Q: How do you envision FedTech evolving in the short-term and long-term?

A: In the short-term, FedTech is evolving from the startup stage into a larger organization. With that transformation comes the benefit of growing our team via different development pathways and professional learning and growth opportunities. In the short term we're going to find our focus when it comes to deep tech areas that we want to impact – whether that’s climate, biotech, national security – formalizing our focus in the next year. We will also define, as an organization, how we can continue to offer value to our clients, creating more differentiation via the deep tech areas we impact. Also near term, we have regional expansion opportunities. I’m very excited about having an impact in regions that are not traditionally served – neither in terms of entrepreneurial activities, nor the benefits from technologies that are the result of those entrepreneurial activities. So, I'm very excited to see a roadmap for expanding FedTech’s presence in these regions where we can marry our approach to entrepreneurship, and the technologies that satisfy needs and opportunities for deep tech in regional communities.

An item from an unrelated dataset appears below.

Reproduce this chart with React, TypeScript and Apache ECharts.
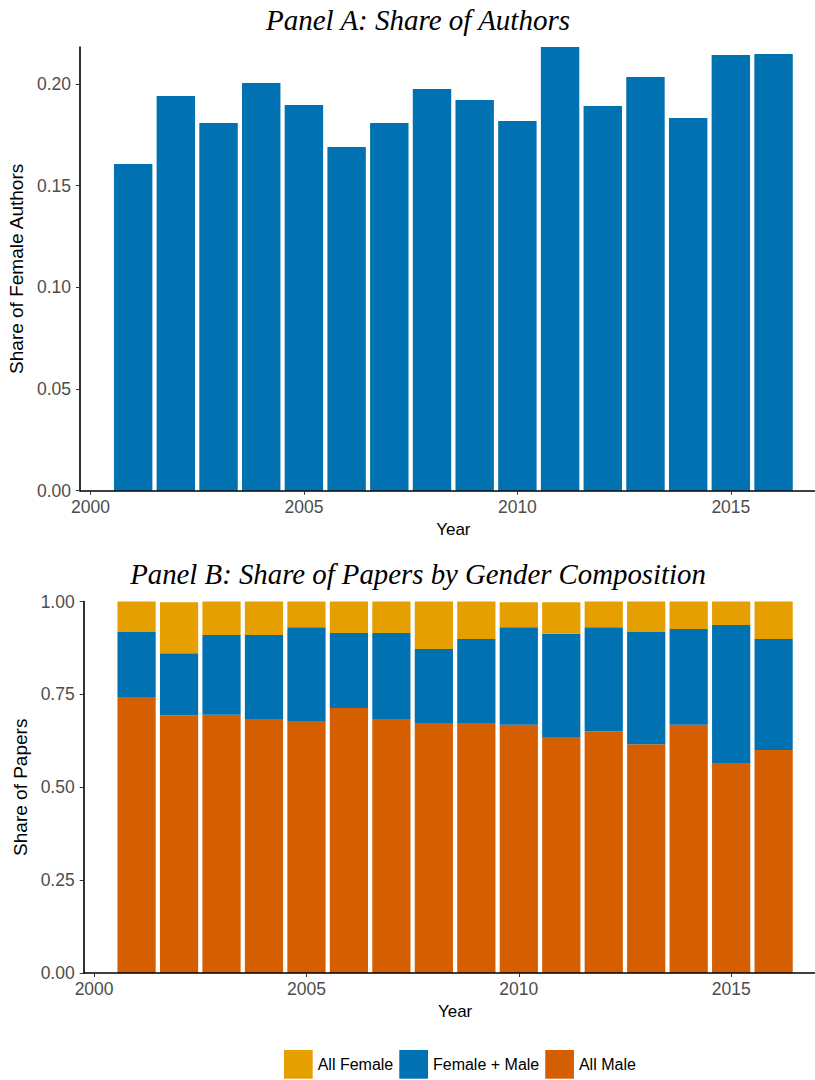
import React, { useEffect, useRef } from "react";
import * as echarts from "echarts";

// ---- data ----
const years = [2001, 2002, 2003, 2004, 2005, 2006, 2007, 2008, 2009, 2010, 2011, 2012, 2013, 2014, 2015, 2016];
const femaleAuthorShare = [0.1607, 0.1941, 0.1808, 0.2005, 0.1897, 0.169, 0.1808, 0.1975, 0.1921, 0.1818, 0.2182, 0.1892, 0.2034, 0.1833, 0.2143, 0.2147];
const allMaleShare = [0.741, 0.693, 0.695, 0.684, 0.676, 0.713, 0.684, 0.673, 0.673, 0.668, 0.633, 0.651, 0.616, 0.668, 0.563, 0.6];
const femaleMaleShare = [0.177, 0.168, 0.215, 0.226, 0.255, 0.202, 0.231, 0.199, 0.226, 0.263, 0.28, 0.28, 0.302, 0.258, 0.374, 0.299];
const allFemaleShare = [0.082, 0.137, 0.09, 0.09, 0.069, 0.085, 0.085, 0.128, 0.101, 0.067, 0.085, 0.069, 0.082, 0.074, 0.063, 0.101];
const xTicks = [2000, 2005, 2010, 2015];
const yTicksA = [0, 0.05, 0.1, 0.15, 0.2];
const yTicksB = [0, 0.25, 0.5, 0.75, 1];
const seriesNames = ["All Female", "Female + Male", "All Male"];
const colors = { "All Female": "#E69F00", "Female + Male": "#0072B2", "All Male": "#D55E00" };

const SANS = "Liberation Sans, Arial, sans-serif";
const SERIF = "Liberation Serif, Times New Roman, serif";

export default function App() {
  const ref = useRef<HTMLDivElement>(null);
  useEffect(() => {
    if (!ref.current) return;
    const chart = echarts.init(ref.current, null, { renderer: "svg" });

    const barHalf = 0.45;
    const dMin = years[0] - barHalf;
    const dMax = years[years.length - 1] + barHalf;
    const pad = (dMax - dMin) * 0.05;
    const xMin = dMin - pad;
    const xMax = dMax + pad;

    const gridA = { left: 80, top: 47, width: 746.7, height: 443.7, outerBoundsMode: "none", containLabel: false };
    const gridB = { left: 83.7, top: 601.5, width: 742.8, height: 371.5, outerBoundsMode: "none", containLabel: false };
    const bwA = (gridA.width / (xMax - xMin)) * 0.9;
    const bwB = (gridB.width / (xMax - xMin)) * 0.9;

    const axisLine = { show: true, lineStyle: { color: "#000", width: 1.6 } };
    const axisTick = (vals: number[]) => ({ show: true, length: 4, lineStyle: { color: "#333", width: 1 }, customValues: vals });

    const xAxisBase = (gridIndex: number) => ({
      type: "value",
      gridIndex,
      min: xMin,
      max: xMax,
      z: 5,
      name: "Year",
      nameLocation: "middle",
      nameGap: 30,
      nameTextStyle: { color: "#000", fontSize: 17, fontFamily: SANS },
      axisLine,
      axisTick: axisTick(xTicks),
      splitLine: { show: false },
      axisLabel: { customValues: xTicks, color: "#4D4D4D", fontSize: 17.5, fontFamily: SANS, margin: 7, formatter: (v: number) => String(v) },
    });

    const yAxisBase = (gridIndex: number, name: string, max: number, ticks: number[], gap: number) => ({
      type: "value",
      gridIndex,
      min: 0,
      max,
      z: 5,
      name,
      nameLocation: "middle",
      nameRotate: 90,
      nameGap: gap,
      nameTextStyle: { color: "#000", fontSize: 19, fontFamily: SANS },
      axisLine,
      axisTick: axisTick(ticks),
      splitLine: { show: false },
      axisLabel: { customValues: ticks, color: "#4D4D4D", fontSize: 17.5, fontFamily: SANS, margin: 9, formatter: (v: number) => v.toFixed(2) },
    });

    // value first so that the y dimension is the stacked one
    const stackSeries = [
      { name: "All Male", data: allMaleShare },
      { name: "Female + Male", data: femaleMaleShare },
      { name: "All Female", data: allFemaleShare },
    ].map((s) => ({
      type: "bar",
      name: s.name,
      xAxisIndex: 1,
      yAxisIndex: 1,
      stack: "papers",
      barWidth: bwB,
      encode: { x: 1, y: 0 },
      itemStyle: { color: (colors as any)[s.name] },
      data: years.map((y, i) => [s.data[i], y]),
    }));

    const option: any = {
      animation: false,
      textStyle: { fontFamily: SANS },
      grid: [gridA, gridB],
      xAxis: [xAxisBase(0), xAxisBase(1)],
      yAxis: [
        yAxisBase(0, "Share of Female Authors", Math.max(...femaleAuthorShare), yTicksA, 49),
        yAxisBase(1, "Share of Papers", 1, yTicksB, 52),
      ],
      legend: {
        data: seriesNames,
        left: 284,
        top: 1050,
        padding: 0,
        itemWidth: 28.7,
        itemHeight: 28.7,
        itemGap: 6,
        icon: "rect",
        textStyle: { color: "#000", fontSize: 16, fontFamily: SANS },
        selectedMode: false,
      },
      graphic: [
        {
          type: "text",
          x: 418,
          y: 20,
          style: { text: "Panel A: Share of Authors", fontFamily: SERIF, fontStyle: "italic", fontSize: 29, fill: "#000", align: "center", verticalAlign: "middle" },
        },
        {
          type: "text",
          x: 418,
          y: 574,
          style: { text: "Panel B: Share of Papers by Gender Composition", fontFamily: SERIF, fontStyle: "italic", fontSize: 28.8, fill: "#000", align: "center", verticalAlign: "middle" },
        },
      ],
      series: [
        {
          type: "bar",
          name: "Share of Female Authors",
          xAxisIndex: 0,
          yAxisIndex: 0,
          barWidth: bwA,
          itemStyle: { color: "#0072B2" },
          data: years.map((y, i) => [y, femaleAuthorShare[i]]),
        },
        ...stackSeries,
      ],
    };
    chart.setOption(option);
    return () => chart.dispose();
  }, []);
  return <div ref={ref} style={{ position: "absolute", left: 0, top: 0, width: 815, height: 1080, background: "#fff" }} />;
}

In the long-term, we are going to stay true to our mission, becoming the global deep tech innovation platform focused on solving global challenges across climate, energy, health and national security. We’re already set up to have the processes and the programs to support all innovation stages, from seed to scale. In the long run, that systematic process and approach will allow us to take advantage of all of the work that we have done – putting the pieces together and growing significantly to have not just a national but a global reach.